Sur les bancs de l’Assemblée Nationale, la quasi-totalité des députés sont des
hauts cadres du public ou du privé. Médecins, avocats, professeurs forment le gros des troupes parlementaires alors qu’ils ne représentent que 10% de la
population française.
L’embourgeoisement de l’Assemblée Nationale s’est même accentué en 2017
avec l’avènement de la République en Marche, les nouveaux venus des rangs
macronistes sont en majorité issus des classes urbaines aisées exerçant des
professions intellectuelles. Il est vrai qu’il y a eu une forte augmentation de la
part des femmes et des élus d’origine immigrée, mais cela ne s’est pas
accompagné d’une mixité sociale, au contraire.

Autrefois, le parlement était plus « populaire »

On a l’exemple de 1936, le Front Populaire au pouvoir qui était certes composé
de beaucoup de professeurs mais aussi de syndicalistes ouvriers. Après la
libération, sous la 4ème République, on comptait 20% d’ouvriers et employés,
plutôt issus des partis de gauche, communistes en tête. Sous la 5 ème République
leur proportion est redescendue progressivement jusqu’à 4%.

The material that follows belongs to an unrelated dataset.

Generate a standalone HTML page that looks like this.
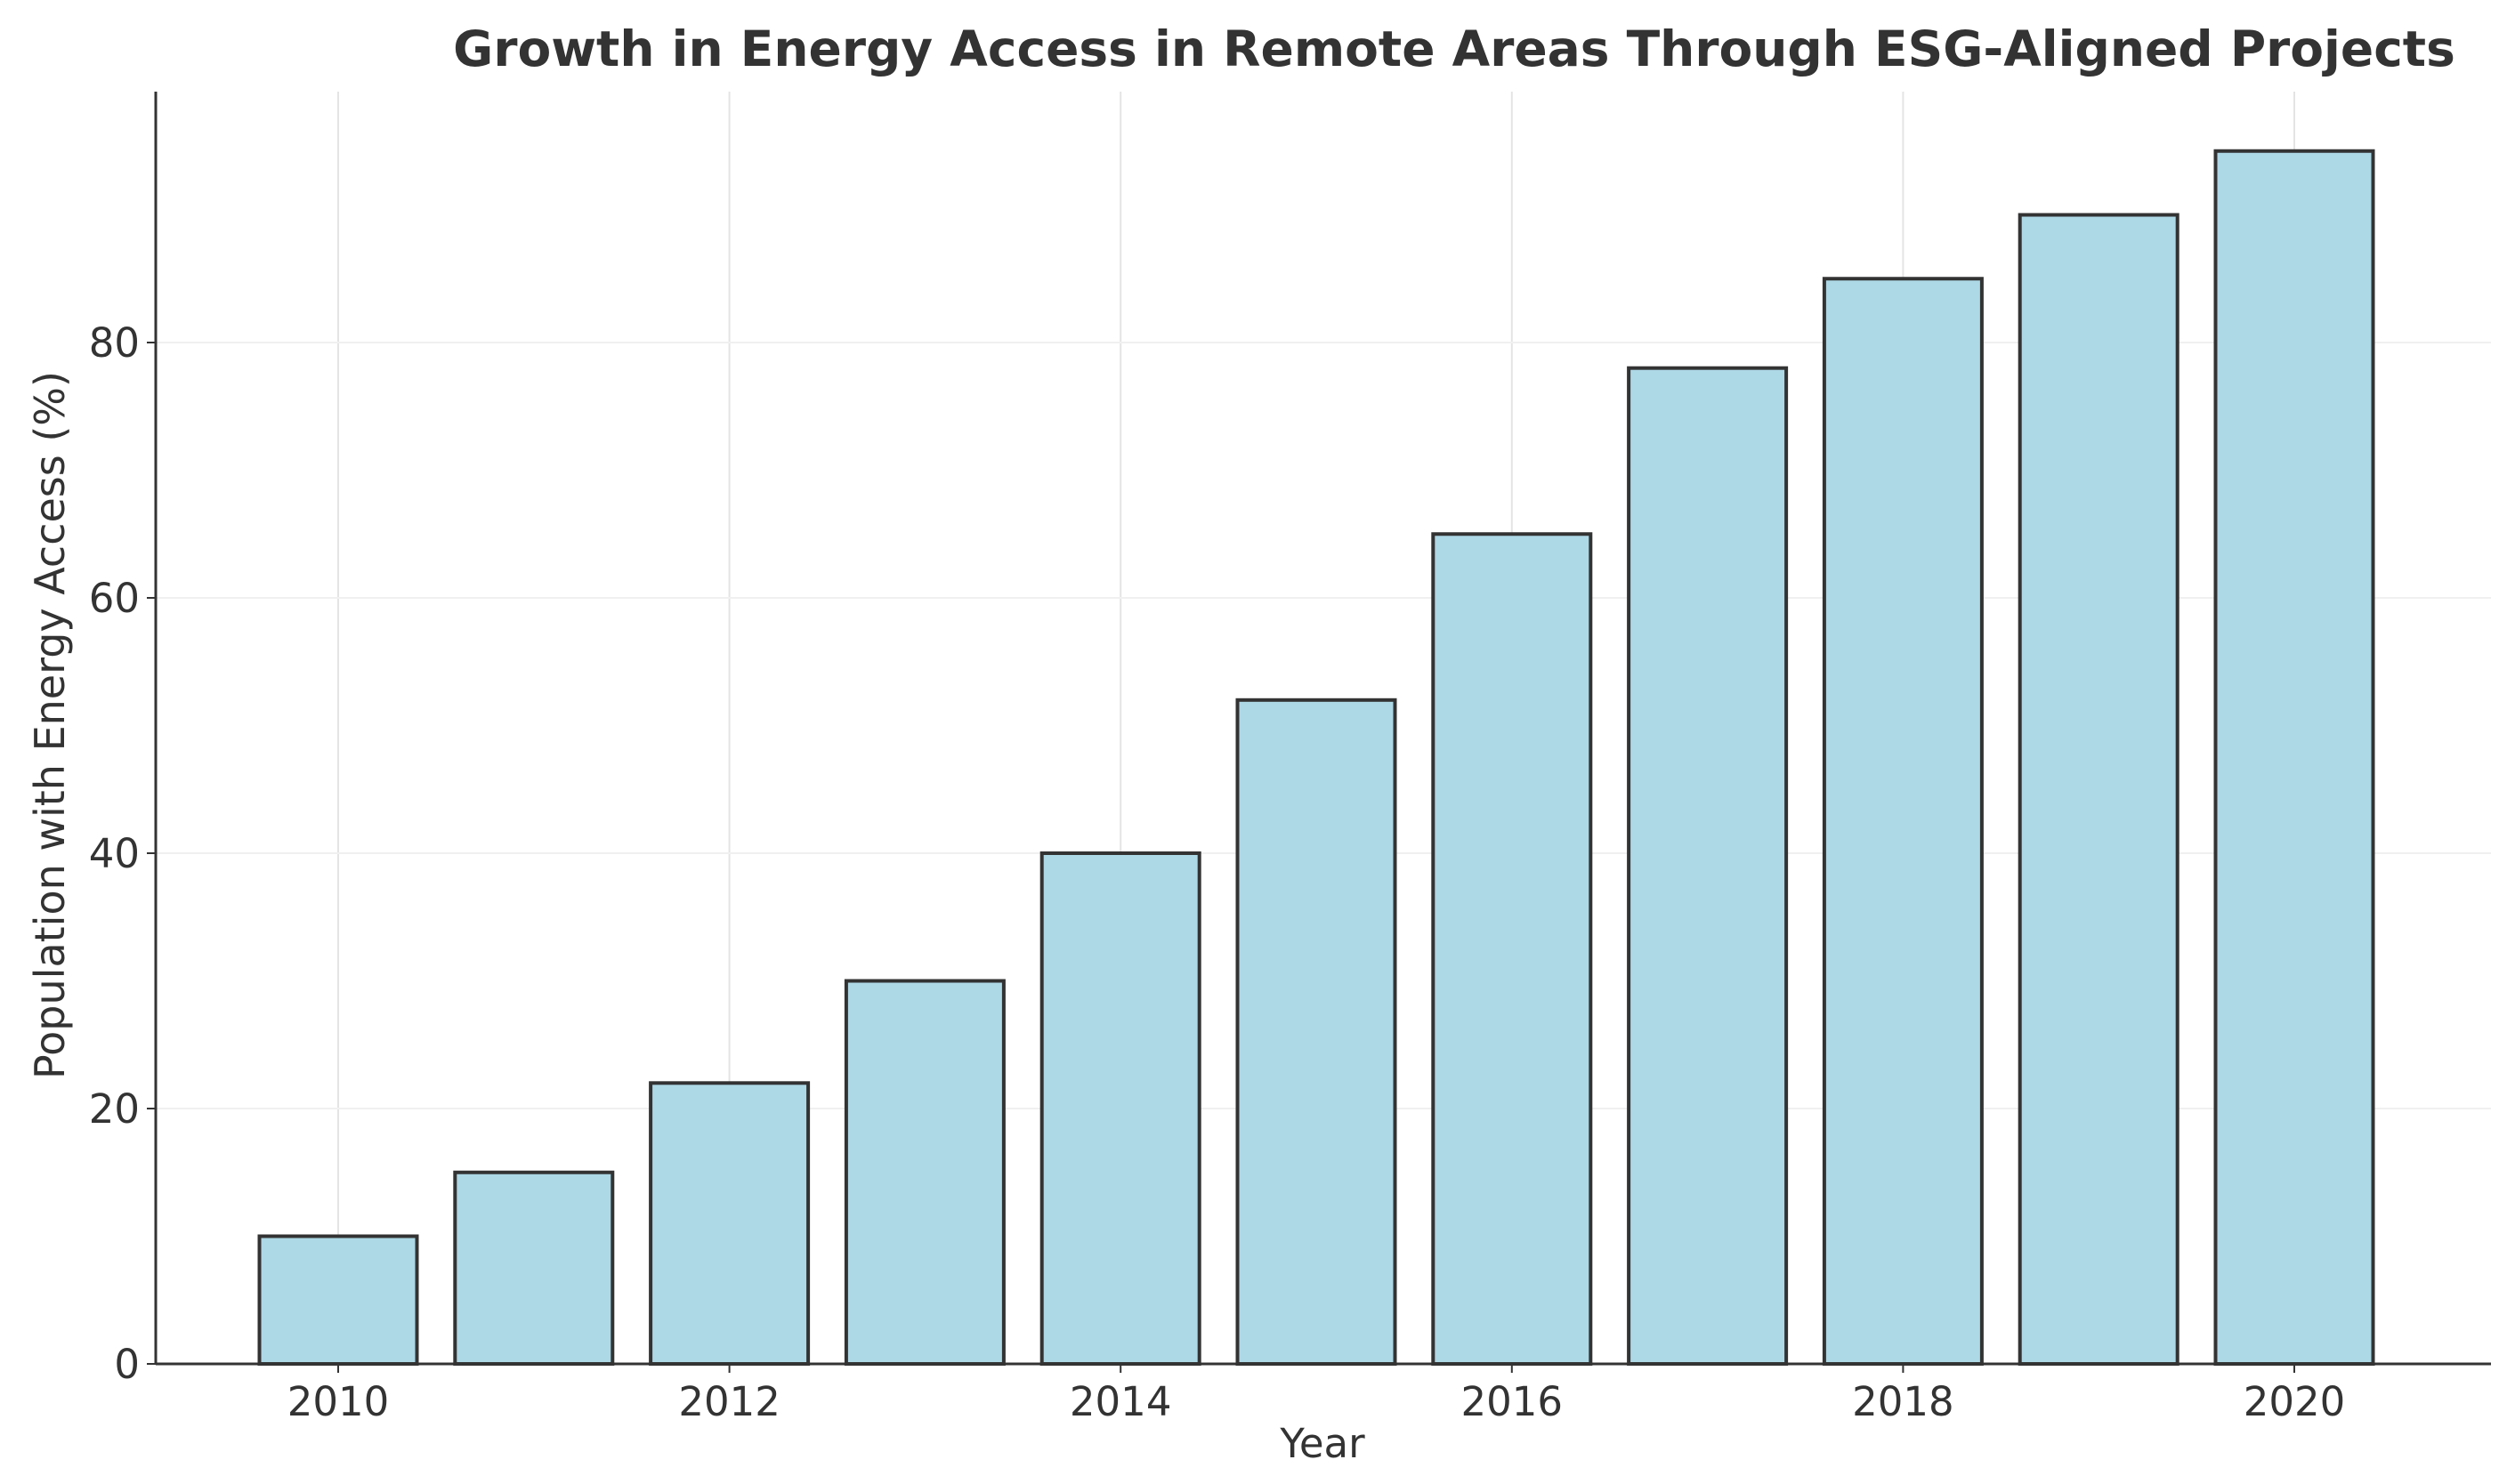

Les partis de gauche se sont eux-mêmes embourgeoisés, leurs candidats étant presque tous issus des milieux enseignants, universitaires, médecins, avocats, architectes.
Il existe pourtant un dispositif pour permettre aux simples employés de se
présenter aux élections : la loi oblige un patron à accorder jusqu’à 20 jours de
congés, mais non rémunérés pour mener campagne, et à réembaucher le
salarié en priorité à la fin de son mandat s’il a été élu.